Source code of charts

-- start --

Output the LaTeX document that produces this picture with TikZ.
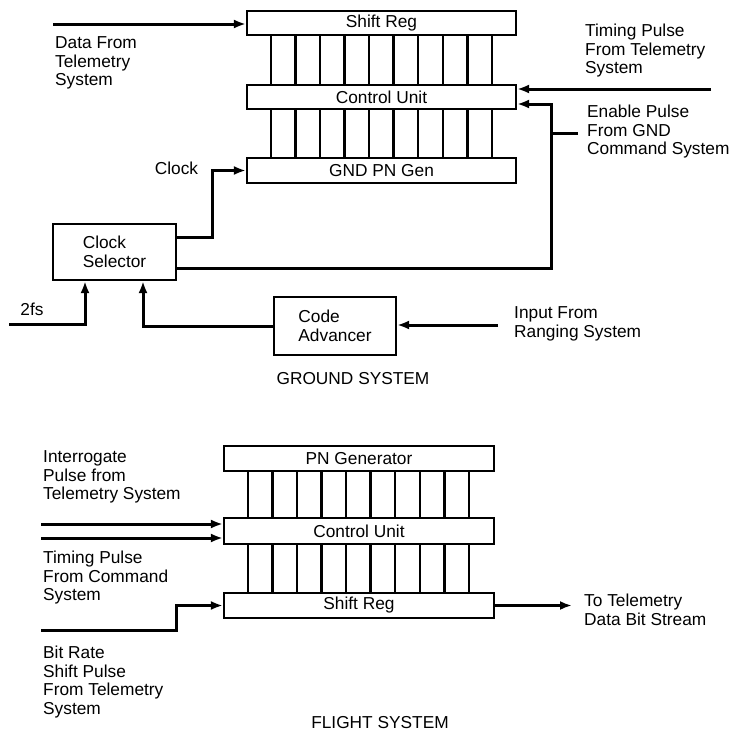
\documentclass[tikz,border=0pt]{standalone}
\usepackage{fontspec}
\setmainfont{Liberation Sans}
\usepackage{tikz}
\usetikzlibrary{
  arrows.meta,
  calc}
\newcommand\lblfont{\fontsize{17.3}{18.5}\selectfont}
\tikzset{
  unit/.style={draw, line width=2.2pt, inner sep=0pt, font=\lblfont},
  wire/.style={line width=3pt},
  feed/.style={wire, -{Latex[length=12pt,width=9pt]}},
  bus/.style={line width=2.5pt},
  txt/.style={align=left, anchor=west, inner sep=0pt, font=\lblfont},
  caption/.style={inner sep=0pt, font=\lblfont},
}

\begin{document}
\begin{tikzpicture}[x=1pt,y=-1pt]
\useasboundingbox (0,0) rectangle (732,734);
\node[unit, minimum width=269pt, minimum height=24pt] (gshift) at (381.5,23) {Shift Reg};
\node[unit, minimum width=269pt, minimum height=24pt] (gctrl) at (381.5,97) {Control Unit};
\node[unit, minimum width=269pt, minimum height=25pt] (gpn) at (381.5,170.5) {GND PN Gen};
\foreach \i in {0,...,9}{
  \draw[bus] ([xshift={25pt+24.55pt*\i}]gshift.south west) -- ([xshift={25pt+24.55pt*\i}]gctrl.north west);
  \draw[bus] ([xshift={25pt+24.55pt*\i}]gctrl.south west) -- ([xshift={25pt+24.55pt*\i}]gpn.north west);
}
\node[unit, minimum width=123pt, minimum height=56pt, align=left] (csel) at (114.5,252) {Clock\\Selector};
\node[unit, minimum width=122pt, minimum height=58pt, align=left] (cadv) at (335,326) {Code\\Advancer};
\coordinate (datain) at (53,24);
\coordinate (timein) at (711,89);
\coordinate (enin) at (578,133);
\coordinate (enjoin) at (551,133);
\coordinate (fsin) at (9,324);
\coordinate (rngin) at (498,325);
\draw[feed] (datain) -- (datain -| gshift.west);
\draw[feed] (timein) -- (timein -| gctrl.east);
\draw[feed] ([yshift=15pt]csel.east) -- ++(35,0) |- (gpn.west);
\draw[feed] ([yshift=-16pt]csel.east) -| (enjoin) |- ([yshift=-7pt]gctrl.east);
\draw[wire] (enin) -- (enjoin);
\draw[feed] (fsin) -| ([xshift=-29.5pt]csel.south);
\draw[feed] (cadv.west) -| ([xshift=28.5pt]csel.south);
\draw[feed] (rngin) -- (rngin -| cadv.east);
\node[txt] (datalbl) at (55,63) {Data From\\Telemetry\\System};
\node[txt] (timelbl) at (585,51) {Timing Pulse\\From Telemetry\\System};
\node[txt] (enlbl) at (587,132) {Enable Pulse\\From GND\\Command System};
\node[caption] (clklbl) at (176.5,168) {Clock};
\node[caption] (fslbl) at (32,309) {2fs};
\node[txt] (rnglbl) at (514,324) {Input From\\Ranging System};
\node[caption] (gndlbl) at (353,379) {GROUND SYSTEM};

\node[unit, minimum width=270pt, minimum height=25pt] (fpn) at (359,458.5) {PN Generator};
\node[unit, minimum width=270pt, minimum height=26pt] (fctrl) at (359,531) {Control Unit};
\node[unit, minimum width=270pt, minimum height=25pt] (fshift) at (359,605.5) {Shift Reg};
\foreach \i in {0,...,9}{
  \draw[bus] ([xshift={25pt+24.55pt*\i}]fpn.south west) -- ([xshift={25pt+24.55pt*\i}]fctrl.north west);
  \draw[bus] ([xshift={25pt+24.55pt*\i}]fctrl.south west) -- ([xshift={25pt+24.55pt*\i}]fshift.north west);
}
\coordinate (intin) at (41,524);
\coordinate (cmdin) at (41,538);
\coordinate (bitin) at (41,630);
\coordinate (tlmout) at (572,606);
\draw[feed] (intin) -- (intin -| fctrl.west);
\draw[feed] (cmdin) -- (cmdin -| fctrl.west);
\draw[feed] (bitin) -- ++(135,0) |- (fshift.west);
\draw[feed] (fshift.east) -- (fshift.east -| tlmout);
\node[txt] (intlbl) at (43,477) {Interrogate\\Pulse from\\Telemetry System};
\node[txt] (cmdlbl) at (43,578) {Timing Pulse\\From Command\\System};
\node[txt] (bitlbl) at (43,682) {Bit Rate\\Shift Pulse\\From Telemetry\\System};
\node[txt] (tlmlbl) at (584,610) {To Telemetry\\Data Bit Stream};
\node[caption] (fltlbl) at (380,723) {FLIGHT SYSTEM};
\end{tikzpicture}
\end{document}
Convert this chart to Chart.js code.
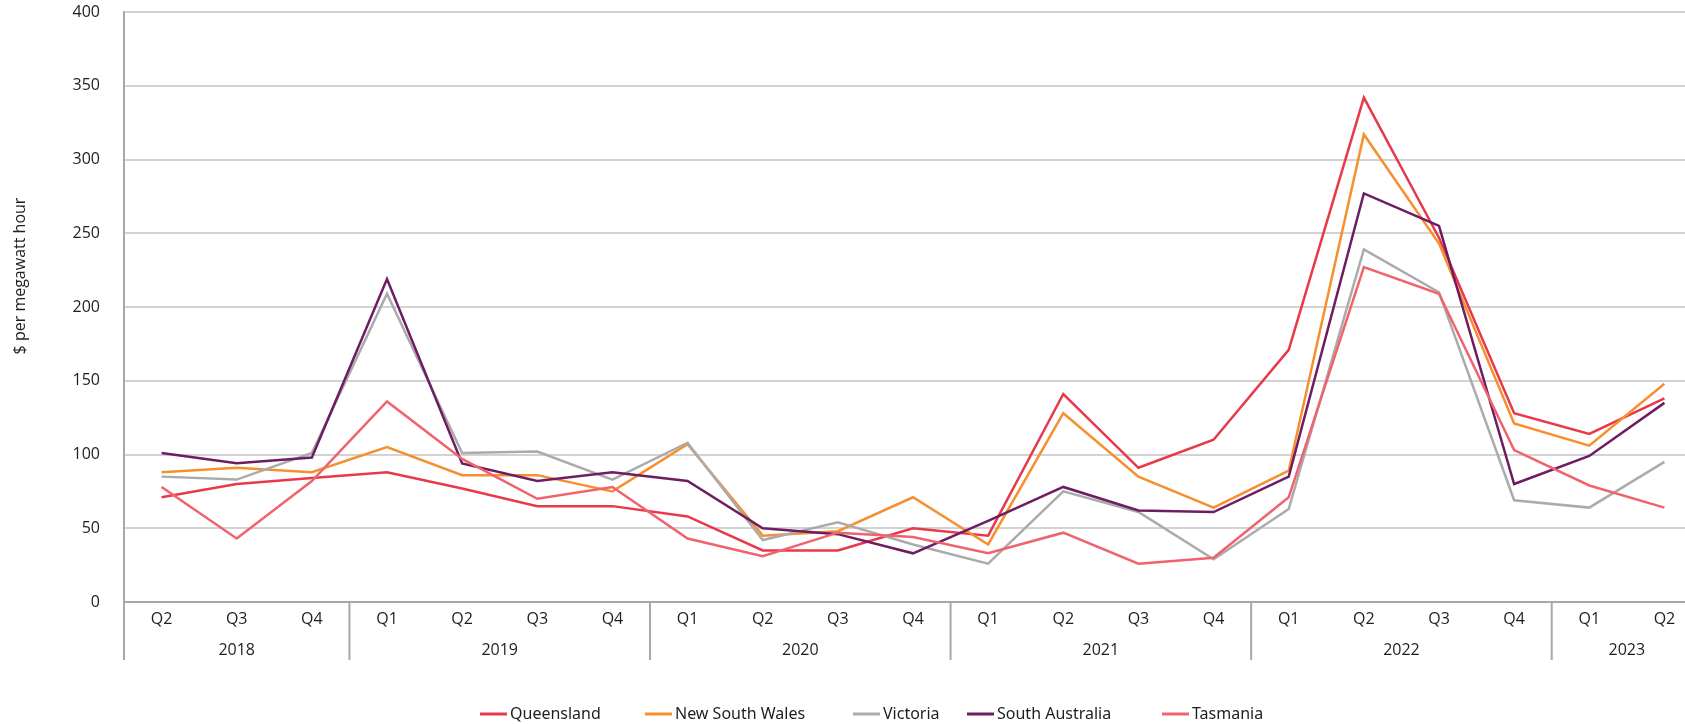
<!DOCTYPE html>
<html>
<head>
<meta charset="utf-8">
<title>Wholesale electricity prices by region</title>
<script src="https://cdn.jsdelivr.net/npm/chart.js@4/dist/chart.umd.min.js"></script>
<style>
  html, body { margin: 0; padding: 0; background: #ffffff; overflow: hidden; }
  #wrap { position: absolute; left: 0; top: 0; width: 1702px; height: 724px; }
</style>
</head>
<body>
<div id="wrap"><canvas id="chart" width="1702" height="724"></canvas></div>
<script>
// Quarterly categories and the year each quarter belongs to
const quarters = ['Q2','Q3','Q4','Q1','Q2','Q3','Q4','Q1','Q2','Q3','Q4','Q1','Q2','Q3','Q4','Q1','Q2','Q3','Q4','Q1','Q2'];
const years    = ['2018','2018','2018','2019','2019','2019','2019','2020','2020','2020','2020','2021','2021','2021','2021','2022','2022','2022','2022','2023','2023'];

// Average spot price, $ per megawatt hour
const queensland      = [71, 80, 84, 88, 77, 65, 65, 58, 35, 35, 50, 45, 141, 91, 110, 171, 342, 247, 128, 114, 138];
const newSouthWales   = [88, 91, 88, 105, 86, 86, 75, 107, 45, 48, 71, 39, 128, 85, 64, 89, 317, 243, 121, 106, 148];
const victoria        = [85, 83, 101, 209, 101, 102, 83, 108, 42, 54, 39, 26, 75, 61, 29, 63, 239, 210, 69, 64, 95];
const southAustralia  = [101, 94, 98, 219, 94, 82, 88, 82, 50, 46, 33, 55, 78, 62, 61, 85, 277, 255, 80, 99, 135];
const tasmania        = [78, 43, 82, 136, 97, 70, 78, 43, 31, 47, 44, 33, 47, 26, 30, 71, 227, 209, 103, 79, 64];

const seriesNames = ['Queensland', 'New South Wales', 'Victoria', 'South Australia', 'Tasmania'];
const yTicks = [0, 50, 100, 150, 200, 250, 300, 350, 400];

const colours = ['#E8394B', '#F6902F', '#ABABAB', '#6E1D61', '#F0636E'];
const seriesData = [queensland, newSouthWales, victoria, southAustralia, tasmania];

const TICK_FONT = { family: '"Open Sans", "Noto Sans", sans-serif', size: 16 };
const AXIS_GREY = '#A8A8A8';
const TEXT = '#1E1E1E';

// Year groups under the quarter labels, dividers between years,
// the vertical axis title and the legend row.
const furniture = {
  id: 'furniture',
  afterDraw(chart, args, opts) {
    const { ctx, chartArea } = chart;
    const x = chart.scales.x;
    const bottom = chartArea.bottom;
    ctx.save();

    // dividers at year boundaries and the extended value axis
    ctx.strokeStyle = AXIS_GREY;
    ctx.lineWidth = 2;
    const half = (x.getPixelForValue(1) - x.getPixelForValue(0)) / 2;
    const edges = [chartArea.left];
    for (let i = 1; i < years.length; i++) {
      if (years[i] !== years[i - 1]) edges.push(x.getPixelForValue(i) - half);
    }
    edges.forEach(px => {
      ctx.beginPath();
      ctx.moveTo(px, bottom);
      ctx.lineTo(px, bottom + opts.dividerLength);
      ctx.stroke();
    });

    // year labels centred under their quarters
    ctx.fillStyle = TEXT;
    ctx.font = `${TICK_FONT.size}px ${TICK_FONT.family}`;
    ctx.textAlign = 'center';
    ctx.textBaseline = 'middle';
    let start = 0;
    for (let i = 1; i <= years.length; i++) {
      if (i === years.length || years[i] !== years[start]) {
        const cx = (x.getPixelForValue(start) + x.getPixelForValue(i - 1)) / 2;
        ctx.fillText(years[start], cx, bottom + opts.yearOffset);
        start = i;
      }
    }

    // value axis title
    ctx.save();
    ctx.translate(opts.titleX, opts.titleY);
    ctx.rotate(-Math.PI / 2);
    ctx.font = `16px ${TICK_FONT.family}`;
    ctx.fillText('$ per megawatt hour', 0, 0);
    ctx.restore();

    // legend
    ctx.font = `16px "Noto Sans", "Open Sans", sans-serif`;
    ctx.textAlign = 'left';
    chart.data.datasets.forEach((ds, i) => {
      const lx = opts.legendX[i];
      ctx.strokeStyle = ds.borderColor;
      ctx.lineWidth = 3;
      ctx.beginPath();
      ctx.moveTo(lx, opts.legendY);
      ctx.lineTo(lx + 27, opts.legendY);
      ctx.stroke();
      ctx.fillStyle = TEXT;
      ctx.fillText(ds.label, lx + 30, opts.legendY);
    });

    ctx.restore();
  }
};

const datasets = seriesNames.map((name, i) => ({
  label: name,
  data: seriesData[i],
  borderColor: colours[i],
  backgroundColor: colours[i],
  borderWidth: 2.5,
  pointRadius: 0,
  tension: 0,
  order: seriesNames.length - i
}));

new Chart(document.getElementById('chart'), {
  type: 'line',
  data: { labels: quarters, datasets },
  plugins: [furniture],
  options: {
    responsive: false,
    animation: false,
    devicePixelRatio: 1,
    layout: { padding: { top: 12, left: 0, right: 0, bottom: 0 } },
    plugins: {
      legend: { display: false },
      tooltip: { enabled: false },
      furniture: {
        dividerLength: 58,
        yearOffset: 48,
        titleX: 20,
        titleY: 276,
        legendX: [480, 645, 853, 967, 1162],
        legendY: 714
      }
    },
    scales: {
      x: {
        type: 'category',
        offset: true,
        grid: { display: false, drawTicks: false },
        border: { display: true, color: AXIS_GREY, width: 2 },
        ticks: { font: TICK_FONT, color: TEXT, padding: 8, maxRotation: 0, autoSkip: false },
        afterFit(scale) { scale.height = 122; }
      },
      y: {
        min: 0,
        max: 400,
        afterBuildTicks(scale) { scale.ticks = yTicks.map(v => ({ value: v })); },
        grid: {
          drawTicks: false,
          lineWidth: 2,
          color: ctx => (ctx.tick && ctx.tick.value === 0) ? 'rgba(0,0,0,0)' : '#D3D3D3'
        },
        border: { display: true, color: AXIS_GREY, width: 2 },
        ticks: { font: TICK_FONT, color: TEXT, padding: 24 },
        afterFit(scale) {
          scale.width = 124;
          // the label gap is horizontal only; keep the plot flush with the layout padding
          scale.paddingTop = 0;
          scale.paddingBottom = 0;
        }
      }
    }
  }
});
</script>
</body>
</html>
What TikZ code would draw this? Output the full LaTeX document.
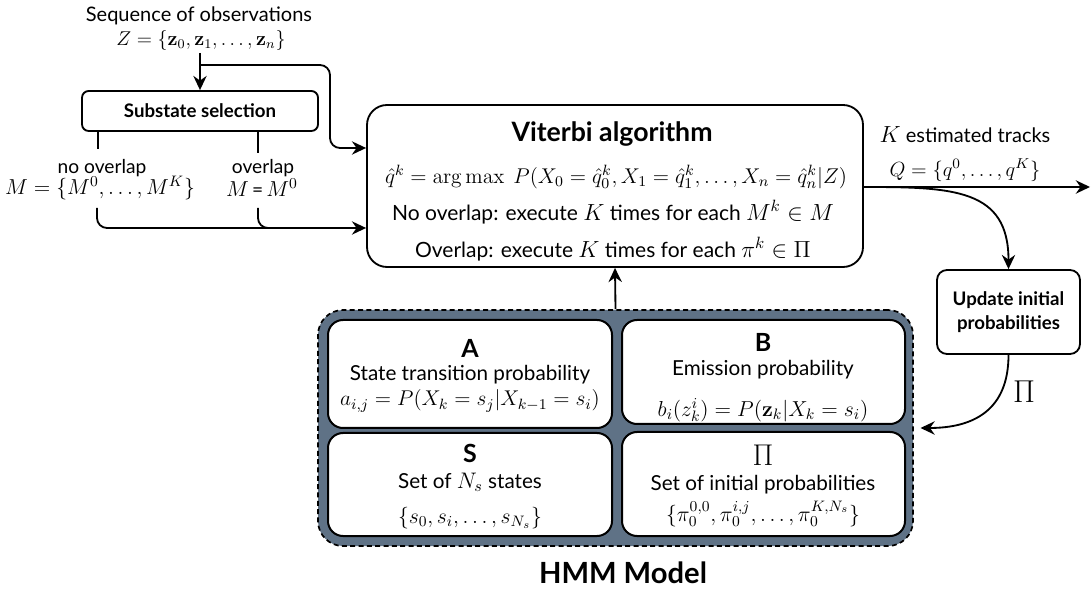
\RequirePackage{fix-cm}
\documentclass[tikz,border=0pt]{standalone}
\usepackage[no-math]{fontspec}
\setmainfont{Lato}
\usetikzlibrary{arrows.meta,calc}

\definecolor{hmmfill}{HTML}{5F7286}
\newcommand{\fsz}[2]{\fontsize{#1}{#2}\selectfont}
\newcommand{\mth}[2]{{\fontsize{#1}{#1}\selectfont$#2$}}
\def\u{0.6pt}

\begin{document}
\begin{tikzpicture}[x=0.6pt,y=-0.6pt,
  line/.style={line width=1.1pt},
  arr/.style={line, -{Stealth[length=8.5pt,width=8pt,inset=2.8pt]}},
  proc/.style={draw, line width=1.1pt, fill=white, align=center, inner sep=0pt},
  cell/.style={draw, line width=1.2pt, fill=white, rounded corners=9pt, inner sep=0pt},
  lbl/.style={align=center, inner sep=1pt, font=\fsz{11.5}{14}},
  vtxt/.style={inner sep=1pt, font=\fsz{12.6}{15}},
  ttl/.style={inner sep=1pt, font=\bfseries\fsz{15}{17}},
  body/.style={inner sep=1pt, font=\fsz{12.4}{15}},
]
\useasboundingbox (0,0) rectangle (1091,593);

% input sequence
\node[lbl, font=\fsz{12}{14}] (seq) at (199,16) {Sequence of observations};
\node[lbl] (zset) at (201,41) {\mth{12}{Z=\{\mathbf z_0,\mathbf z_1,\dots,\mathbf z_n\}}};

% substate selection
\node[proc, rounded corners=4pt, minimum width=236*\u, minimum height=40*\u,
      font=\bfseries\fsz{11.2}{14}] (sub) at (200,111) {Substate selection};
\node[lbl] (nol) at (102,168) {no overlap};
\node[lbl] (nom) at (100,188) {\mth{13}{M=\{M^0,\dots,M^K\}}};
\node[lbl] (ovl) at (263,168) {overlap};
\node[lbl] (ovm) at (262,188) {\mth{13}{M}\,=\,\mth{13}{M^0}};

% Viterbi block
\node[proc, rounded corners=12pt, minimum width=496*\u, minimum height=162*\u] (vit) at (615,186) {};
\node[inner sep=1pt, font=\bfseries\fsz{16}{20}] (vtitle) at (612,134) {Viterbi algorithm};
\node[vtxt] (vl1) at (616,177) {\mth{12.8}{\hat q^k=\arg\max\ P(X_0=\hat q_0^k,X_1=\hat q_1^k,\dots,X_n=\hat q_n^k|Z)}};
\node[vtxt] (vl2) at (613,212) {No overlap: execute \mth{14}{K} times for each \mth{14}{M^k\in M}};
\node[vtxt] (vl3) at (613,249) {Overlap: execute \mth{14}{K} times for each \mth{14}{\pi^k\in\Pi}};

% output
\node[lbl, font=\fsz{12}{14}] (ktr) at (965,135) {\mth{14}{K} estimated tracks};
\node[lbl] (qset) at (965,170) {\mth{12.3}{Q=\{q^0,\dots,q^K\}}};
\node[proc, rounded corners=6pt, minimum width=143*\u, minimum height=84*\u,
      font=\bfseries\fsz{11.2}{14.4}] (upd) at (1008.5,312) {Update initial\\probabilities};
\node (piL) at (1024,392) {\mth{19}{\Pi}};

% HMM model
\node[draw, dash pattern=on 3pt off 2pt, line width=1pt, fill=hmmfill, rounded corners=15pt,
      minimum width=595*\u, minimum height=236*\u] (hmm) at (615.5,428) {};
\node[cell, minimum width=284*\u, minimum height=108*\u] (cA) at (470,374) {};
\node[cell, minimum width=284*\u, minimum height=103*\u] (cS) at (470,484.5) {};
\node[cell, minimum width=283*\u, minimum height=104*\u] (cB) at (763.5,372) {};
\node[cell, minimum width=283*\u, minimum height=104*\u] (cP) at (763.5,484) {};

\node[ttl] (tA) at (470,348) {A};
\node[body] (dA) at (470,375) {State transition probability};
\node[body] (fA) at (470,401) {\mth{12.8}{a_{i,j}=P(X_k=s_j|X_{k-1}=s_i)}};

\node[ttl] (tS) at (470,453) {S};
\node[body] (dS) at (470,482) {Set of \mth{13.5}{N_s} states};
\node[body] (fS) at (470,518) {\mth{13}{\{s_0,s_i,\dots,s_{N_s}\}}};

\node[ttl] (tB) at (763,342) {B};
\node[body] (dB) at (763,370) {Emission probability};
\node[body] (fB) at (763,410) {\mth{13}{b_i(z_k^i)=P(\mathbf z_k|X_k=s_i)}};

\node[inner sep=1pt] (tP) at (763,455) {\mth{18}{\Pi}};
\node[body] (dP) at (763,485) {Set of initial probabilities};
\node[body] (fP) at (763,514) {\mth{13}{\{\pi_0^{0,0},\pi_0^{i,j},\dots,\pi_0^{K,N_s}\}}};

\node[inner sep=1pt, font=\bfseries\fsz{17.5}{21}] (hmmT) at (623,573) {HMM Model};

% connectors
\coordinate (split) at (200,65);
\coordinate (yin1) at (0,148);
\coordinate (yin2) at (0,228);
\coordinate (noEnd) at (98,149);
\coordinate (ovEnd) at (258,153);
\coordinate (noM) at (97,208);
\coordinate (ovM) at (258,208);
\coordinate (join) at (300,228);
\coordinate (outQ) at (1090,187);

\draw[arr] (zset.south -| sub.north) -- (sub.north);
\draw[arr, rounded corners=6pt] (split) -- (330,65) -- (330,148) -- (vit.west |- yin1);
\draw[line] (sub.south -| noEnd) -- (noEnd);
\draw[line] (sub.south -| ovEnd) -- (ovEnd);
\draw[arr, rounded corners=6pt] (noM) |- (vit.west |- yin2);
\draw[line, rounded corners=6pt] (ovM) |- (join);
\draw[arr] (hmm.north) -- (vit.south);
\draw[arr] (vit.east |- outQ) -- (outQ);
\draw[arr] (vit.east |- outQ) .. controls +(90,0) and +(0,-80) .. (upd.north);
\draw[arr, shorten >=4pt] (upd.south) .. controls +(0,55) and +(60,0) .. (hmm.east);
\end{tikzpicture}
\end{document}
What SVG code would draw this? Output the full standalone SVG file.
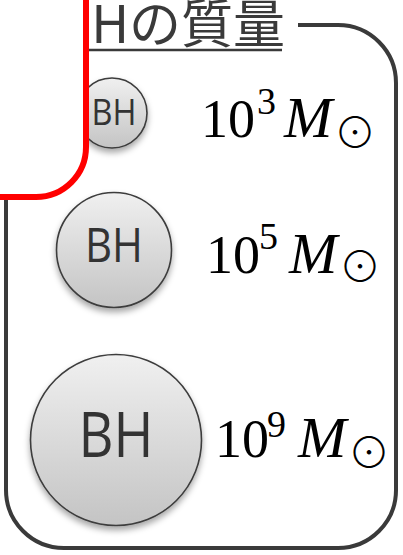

-- end --

• Written request: Extract from the material above the stretch running from the line containing "What TikZ code" through the line containing "(ovm) at (262,188)". Keep the text exact and the pictures out.

• Result:
What TikZ code would draw this? Output the full LaTeX document.
\RequirePackage{fix-cm}
\documentclass[tikz,border=0pt]{standalone}
\usepackage[no-math]{fontspec}
\setmainfont{Lato}
\usetikzlibrary{arrows.meta,calc}

\definecolor{hmmfill}{HTML}{5F7286}
\newcommand{\fsz}[2]{\fontsize{#1}{#2}\selectfont}
\newcommand{\mth}[2]{{\fontsize{#1}{#1}\selectfont$#2$}}
\def\u{0.6pt}

\begin{document}
\begin{tikzpicture}[x=0.6pt,y=-0.6pt,
  line/.style={line width=1.1pt},
  arr/.style={line, -{Stealth[length=8.5pt,width=8pt,inset=2.8pt]}},
  proc/.style={draw, line width=1.1pt, fill=white, align=center, inner sep=0pt},
  cell/.style={draw, line width=1.2pt, fill=white, rounded corners=9pt, inner sep=0pt},
  lbl/.style={align=center, inner sep=1pt, font=\fsz{11.5}{14}},
  vtxt/.style={inner sep=1pt, font=\fsz{12.6}{15}},
  ttl/.style={inner sep=1pt, font=\bfseries\fsz{15}{17}},
  body/.style={inner sep=1pt, font=\fsz{12.4}{15}},
]
\useasboundingbox (0,0) rectangle (1091,593);

% input sequence
\node[lbl, font=\fsz{12}{14}] (seq) at (199,16) {Sequence of observations};
\node[lbl] (zset) at (201,41) {\mth{12}{Z=\{\mathbf z_0,\mathbf z_1,\dots,\mathbf z_n\}}};

% substate selection
\node[proc, rounded corners=4pt, minimum width=236*\u, minimum height=40*\u,
      font=\bfseries\fsz{11.2}{14}] (sub) at (200,111) {Substate selection};
\node[lbl] (nol) at (102,168) {no overlap};
\node[lbl] (nom) at (100,188) {\mth{13}{M=\{M^0,\dots,M^K\}}};
\node[lbl] (ovl) at (263,168) {overlap};
\node[lbl] (ovm) at (262,188) {\mth{13}{M}\,=\,\mth{13}{M^0}};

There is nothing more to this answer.